E.J. Dionne, Jr.’s column in today’s Washington Post on Pres. Obama’s upcoming appearance at Notre Dame is filled with deceptive and misleading statements and presentations of facts.
He leads into his article by suggesting that an article in L’Osservatore Romano, the Vatican’s newspaper, characterizing the president as less than extreme in his abortion politics proves that “[w]e now know that the reaction of right-wing Catholics to Notre Dame’s invitation to President Obama falls into the category of ‘more Catholic than the pope.'”
The implication is that the folks affiliated with Notre Dame protesting the school’s decision to honor Obama aren’t doing so because of a principled stand on the Church’s doctrine regarding life issues, but because they are wingnuts. Without the authority of Church teaching, the conservatives’ case falls apart. Hence Dionne’s subtitle: “Words From Rome Change The Debate on Inviting Obama.”
Except for one problem: the L’Osservatore Romano article that paints Obama as a moderate in no way reflects Church teaching or the voice of any Church official. It was written by Giuseppe Fiorentino, a foreign correspondent. L’Osservatore Romano bills itself merely as the “semi-official” newspaper of the Vatican, and doesn’t pretend to express the pope’s teaching.

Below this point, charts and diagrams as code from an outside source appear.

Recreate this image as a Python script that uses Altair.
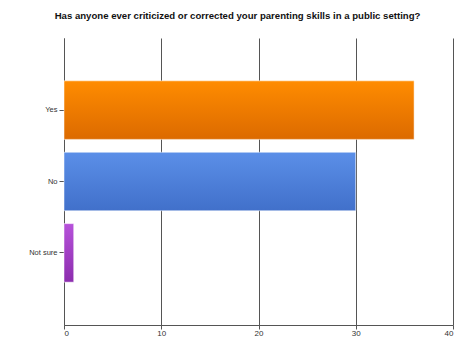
import altair as alt
import pandas as pd

categories = ["Yes", "No", "Not sure"]
values = [36, 30, 1]
top_colors = ["#FF8C00", "#5B8FE8", "#B652DA"]
bottom_colors = ["#DC6A00", "#4170CA", "#8C2DAE"]

df = pd.DataFrame({"answer": categories, "count": values})

y_enc = alt.Y(
    "answer:N",
    sort=categories,
    scale=alt.Scale(domain=categories, paddingInner=0.18, paddingOuter=0.6),
    axis=alt.Axis(
        title=None,
        labelFontSize=7.5,
        labelColor="#333333",
        labelFont="Arial",
        tickColor="#555555",
        tickSize=5,
        domainColor="#555555",
        labelPadding=2,
        grid=False,
    ),
)
x_enc = alt.X(
    "count:Q",
    scale=alt.Scale(domain=[0, 40], nice=False),
    axis=alt.Axis(
        title=None,
        values=[0, 10, 20, 30, 40],
        labelFontSize=8,
        labelColor="#333333",
        labelFont="Arial",
        tickColor="#555555",
        tickSize=4,
        domainColor="#555555",
        gridColor="#555555",
        gridOpacity=1,
        grid=True,
        labelPadding=0,
    ),
)

layers = []
for cat, c1, c2 in zip(categories, top_colors, bottom_colors):
    grad = alt.Gradient(
        gradient="linear",
        stops=[alt.GradientStop(color=c1, offset=0), alt.GradientStop(color=c2, offset=1)],
        x1=0, x2=0, y1=0, y2=1,
    )
    layers.append(
        alt.Chart(df)
        .transform_filter(alt.datum.answer == cat)
        .mark_bar(color=grad, stroke="#FFFFFF", strokeOpacity=0.5, strokeWidth=1, cornerRadius=0)
        .encode(x=x_enc, y=y_enc)
    )

chart = (
    alt.layer(*layers)
    .properties(
        width=389,
        height=287,
        title=alt.TitleParams(
            "Has anyone ever criticized or corrected your parenting skills in a public setting?",
            fontSize=9.6,
            font="Arial",
            fontWeight="bold",
            color="#111111",
            anchor="middle",
            offset=17,
            dx=-21,
        ),
        autosize=alt.AutoSizeParams(type="none"),
        padding={"left": 64, "top": 38, "right": 21, "bottom": 30},
        background="#FFFFFF",
    )
    .configure_view(stroke=None)
)

chart.save("out.html", embed_options={"renderer": "svg", "actions": False})
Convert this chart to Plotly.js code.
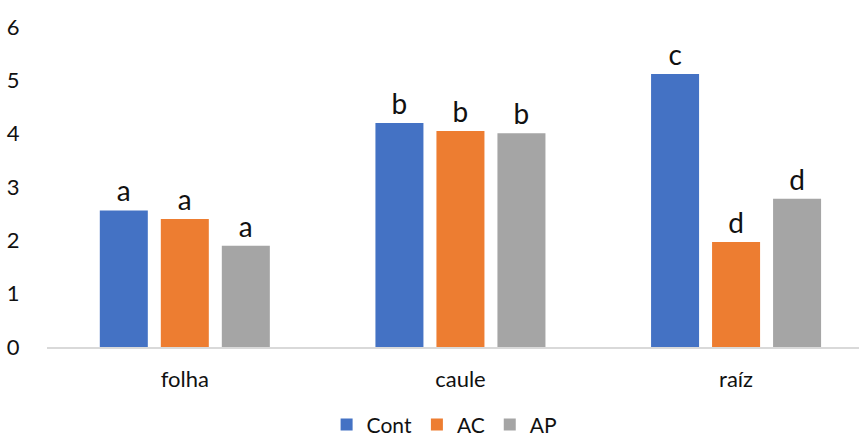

It is especially disingenuous for Dionne to pass this article off as a statement “from Rome” since the Church hierarchy has, when it has spoken on the issue, clearly and unambiguously condemned Notre Dame’s decision to honor Obama. At last count 70 American bishops, including 4 cardinals, had responded publicly to the Notre Dame situation. All were at least skeptical of Notre Dame’s choice, and many denounced the university officials in strong language. Such a reaction from the American bishops is very unusual, and for Dionne to present a random article by a layman in Rome as representative of the hierarchy in light of the bishops’ response is dishonest.
Among other obfuscations, Dionne also argues that the people objecting to the school honoring Obama are crazed conservatives out of lockstep with the mainstream. He cites Pew Research Center polls that gauge the public’s attitude toward the situation, which show mixed results. He neglects, however, a Rasmussen poll that directly asked the pertinent question, namely whether the university should award an honorary degree to the president. The poll showed that 60% of U.S. Catholics thought that it should not (compared to 25% who thought it shoud), and 52% of Americans overall thought the same thing.
Dionne’s article fell well short of a basic level of journalistic sincerity, and I expect that he will hear from some of the bishops who, unlike a random columnist in Rome, actually speak for the Church. This column is an embarassment for him and the Washington Post.